Disgusted. Lightheaded. At times, in want to vomit. Slept less or overslept, still, the body moves out of routine. No life. No motivation. “Education is a mission.” Tell that to the walking corpse. The flame slowly fading whilst ash piling up from the first kindle. Eyes that see colors and objects only – no meaning, just things. Brain activity as usual. Thoughts fail to astonish anymore. Could be Solomon’s dread?

Sisyphus’ labor. Blood and sweat all for a measly play of inertia. I hear sounds, not words. I utter. Just vibrations and associations, nothing awe-inspiring. People are there like the air I breathe – effortlessly there. Cannot feel envy from their smiles ever since I rarely have some as I tell myself: “what’s the point?”. In want to remember the first kindle. In want to burn again for the world.

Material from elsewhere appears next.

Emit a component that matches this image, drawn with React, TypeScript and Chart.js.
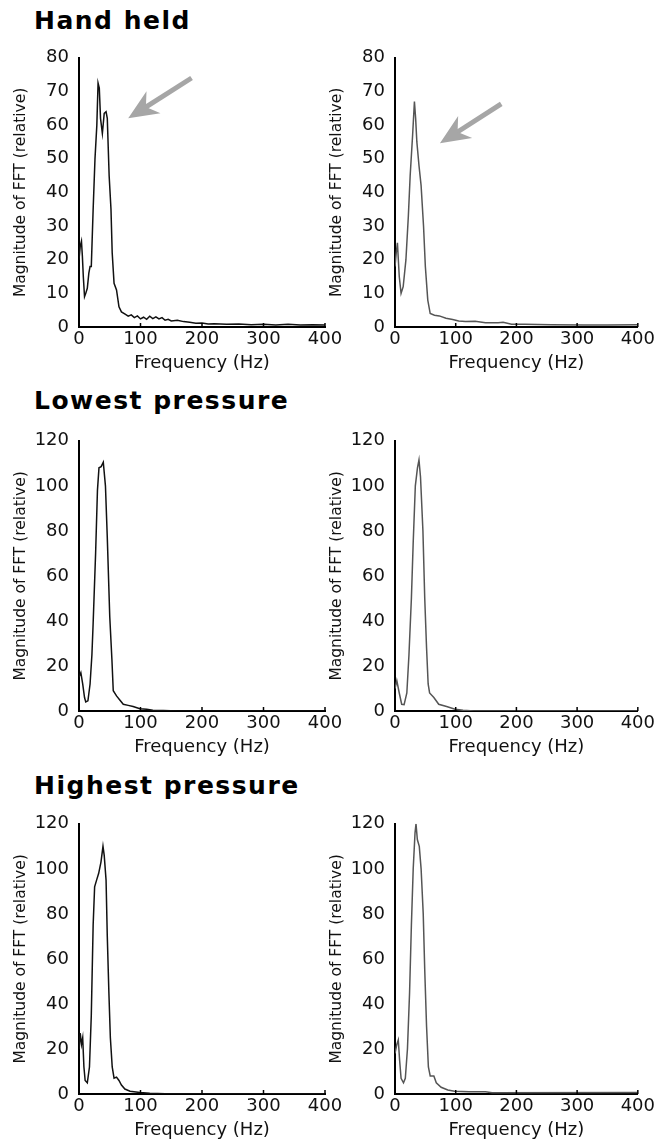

Tired yet living. Dragging one’s matter to meet the clock only to rest for another day of exploitation. Sisyphus willed himself to be. Hesitant to abandon the labor he only knew. Afraid to step up as the world is not promising as it is. Tied to his ideologies turning to illusions. Yet, in want to feel the novelty, even the sting of euphoria.

Appears, functions, delivers, and executes. Made new associations with bodies soon to deteriorate. Jived with the pretentious wannabees and sincere servants. Cannot even become the negative to the obvious static that needs contradicting as the boulder simply keeps rolling down as it reaches the peak.

Bound in a cycle losing sense. Bound to motion without will. Freedom turns to farce as it dissolves within this broken machinery. In the beginning, resistance is strong against being a cog. Now, the machine dehumanizes, stripping awe, novelty, and will as actions no longer bring fruit as the machine cuts them by the bud.

Momentarily allow me to prevent straightforwardness of my language. Bare tongue has given no new thought and maybe these allusions will as I try to scrape from the bottom of my existence for that first kindle.